O período entre 1943 e 1945 é conhecido como Carnavais de Guerra e gerou sambas considerados hoje pitorescos.

O samba da Mangueira de 1945 é registrado com versos como “Eu parti para defender o meu Brasil/E foi com grande prazer que ergui meu fuzil”. O da Portela de 1943 tem na estrofe final: “Abaixo o Eixo/Eles amolecem o queixo/A vitória está em nossa união”.

“Em 1945 os desfiles acontecem neste esforço de glorificar o Brasil. O Carnaval foi no começo de fevereiro, e a Alemanha ainda não tinha sido derrotada. Seria somente em maio. Em 1946 houve o Carnaval da Vitória, da comemoração da derrota nazista”, completa Brum.

Sambas da época se perderam e muitas agremiações deixaram de existir. Eduardo Pinto, diretor cultural do Salgueiro, afirma que os registros da década de 1940 são restritos a poucas fotos.

“Por outro lado, o Salgueiro, das famosas quatro escolas, junto com Portela, Mangueira e Império Serrano, é a agremiação mais nova [de 1953], então temos todos os sambas registrados, em excelente qualidade”, afirma.

A morte de Matinadas, registrada em pés de página dos jornais cariocas da época, ficou sem final definitivo, mas versões circularam.

A versão do compositor salgueirense Duduca, contada ao jornalista Sérgio Cabral na década de 1970, é de que Matinadas foi morto por engano. Numa confusão dias antes do desfile, numa festa de escola na Tijuca, um componente do Salgueiro chamado Levi havia assediado uma jovem da agremiação Cada Ano Sai Melhor. Por galhofa, Levi foi embora gritando “eu sou o Matinadas”. Matinadas, no entanto, sequer estava na festa.

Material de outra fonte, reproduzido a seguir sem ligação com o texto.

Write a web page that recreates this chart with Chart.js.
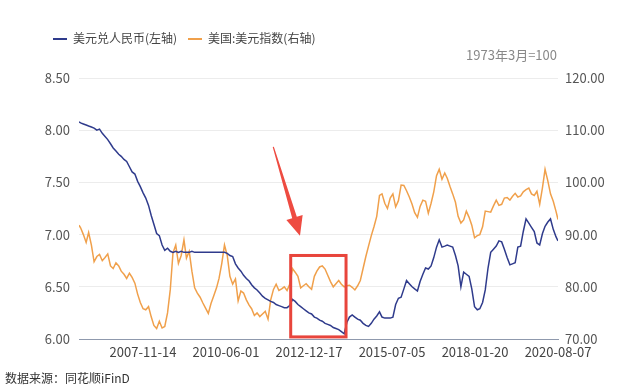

Ao chegarem ao campo do Vasco, componentes da Cada Ano Sai Melhor partiram direto em direção ao grupo da Depois Eu Digo para tirar satisfação. Procuraram por Matinadas, e o compositor, sem saber da história pregressa, se apresentou.

Outra versão é de que um mestre-sala da Cada Ano Sai Melhor teria puxado uma porta-bandeira do Salgueiro para dançar durante o desfile —era um hábito entre as agremiações, mas que deu confusão. Matinadas teria sido atingido na confusão.

Além da morte de Matinadas, dez pessoas ficaram feridas, entre eles operários, estudantes e até um soldado do Exército que desfilava.

O episódio causou rivalidade e luto. Em depoimento ao Museu da Imagem e do Som, em 1992, Bicho Novo contou que nos anos seguintes, quando o Salgueiro passava pelo bairro do Estácio de Sá para se apresentar no centro da cidade, os moradores, por medo de represália, corriam para dentro de casa e as ruas ficavam desertas.

A rixa, contudo, não atravessou as décadas. “À medida que as escolas de samba do Rio passaram a sair de seus morros e bairros e tomaram o gosto popular, se espalhando pelo resto da cidade, essa tensão foi se enfraquecendo”, afirma Eduardo Pinto, diretor cultural do Salgueiro.

Bicho Novo teve 12 filhos, 36 netos e 17 bisnetos. Trabalhou como bombeiro hidráulico e engraxate, e desfilou como mestre-sala da Estácio de Sá até 1988. Em 1992, foi campeão do Grupo Especial. Morreu em 1993, aos 84 anos.